In a controversial agreement, the state officials turned control of the bank over to the Kern County Water Agency in 1995 in exchange for water rights to 45,000 acre-feet of water, or enough to meet the annual needs of about 90,000 households. Later that year, the Kern Water Bank Authority formed as a joint powers authority that includes the Kern County Water Agency, four other water districts and one private company, the Westside Mutual Water Co.

Westside now owns 48 percent of the shares of the water bank. The company is owned by Los Angeles billionaire Stewart Resnick and his Paramount Farms company…

Paramount Farms is in the midst of a significant expansion, according to the company. Most Kern County farmers have suffered through years of drought, and the water agency there declared a state of emergency this year due to a lack of water.

Arnold Schwarzenegger sells these kind of private funding deals to the voters as a way to save money – but they’ll spend more for the water fees than they would if we paid for this out of tax revenue.

Privatization of water resources – in any form – is a line that should never be crossed. Some places in California do get their water through private companies, such as we who live on the Monterey Peninsula. It’s a totally unnecessary situation, and should be avoided when possible. This news will only further damage the bond’s already doubtful prospects for passage. Which would be just fine by me given the numerous flaws in the proposal.
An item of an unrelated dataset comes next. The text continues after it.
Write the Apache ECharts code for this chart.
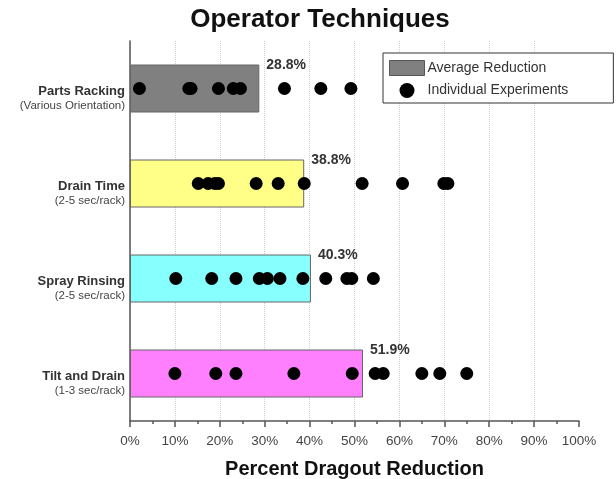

2 thoughts on “Water Bond Proposal Enables Water Privatization”

  1. The private water company you have in Monterey, California American Water (CalAm), has a long record. And it’s not a pretty one.

    When the U.K. was suffering a drought, it was found that the German parent company of CalAm, RWE Thames, had let the underground pipes go without maintenance and repair for so long, that millions of gallons of potable water were being lost each day from leaks and breaks.

    After they moved into California in a big way as California American, they had a long history of similar service lapses. Customers of a private water system in Santa Cruz County that CalAm had purchased, complained of calls unanswered, days without water service, and slow repairs that closed roads for days and even weeks on end. But, worse yet were the bills.

    For starters, CalAm constantly petitioned the PUC to be allowed to raise rates to cover their shoddy service. When they dug up the main local highway to repair a water main in the middle of winter, rain delays pushed the cost of the work up (and seriously inconvenienced residents all over the area). Since there was no reason for CalAm to have waited so long to begin the repair, customers were outraged that they were asked to pay for the poor planning. This after their had already risen 100% or more year after year, to three or more times those of the public water service that handles the rest of the area. When residents voted to tax themselves to buy CalAm out, the company fought the proposal through the PUC, took it to court, then attempted to have a pumping plant that had been paid for with public money included in the value of the buy-out.

    But in other areas, it was worse. One small farming town in central California saw their bills rise 1,300% as soon as CalAm took over. The local elementary school, thinking the $2,000 bill was a mistake because their normal bill was only $200, found out differently when their water was shut off when they questioned it. Low-income farmworkers suffered a similar fate.

    If farmers think it’s difficult to get the government to allocate more water to their fields in times of scarcity, I invite them to consider how much more difficult it will be under private ownership. Public entities are subject to pressure by the citizens they serve and the elected officials who represent them. Private companies only respond to one thing–money. This one fact could serve to drive out small farmers and to drive up the cost of food.

    A woman I met through MoveOn said her community in the Midwest was trying to get rid of a well-known candy company, who had bought their water company. When residents complained of smells and foul taste, the company said they didn’t have to make government-mandated safety tests public. Private testing revealed a number of dangerous contaminants.

    These are just a few of the pitfalls of private water systems. We let this ill-considered idea pass at our peril.

  2. Your article states that “Privatization of water resources – in any form – is a line that should never be crossed.”

    Well this is naive; you even state that there are many areas in CA where water is served by a private water company. There are many good private utilities and some bad ones…just as is the case with public water agencies. Public or private is not the real issue. The issue is competent management and leadership. Without that, any agency whether public or private is not going to succeed. Myself and four others did our masters thesis at UCSB on privatization in water service. You should really read our full report, available at

    http://www.waterproject.info. Maybe then you will not be so quick to make blanket statements like the one I quoted. What we need in this state is leadership, not hype. There are indeed many problems with the water bond proposal (see the many fold critiques on aquanomics.com for example), but privatization fears are my least of concern.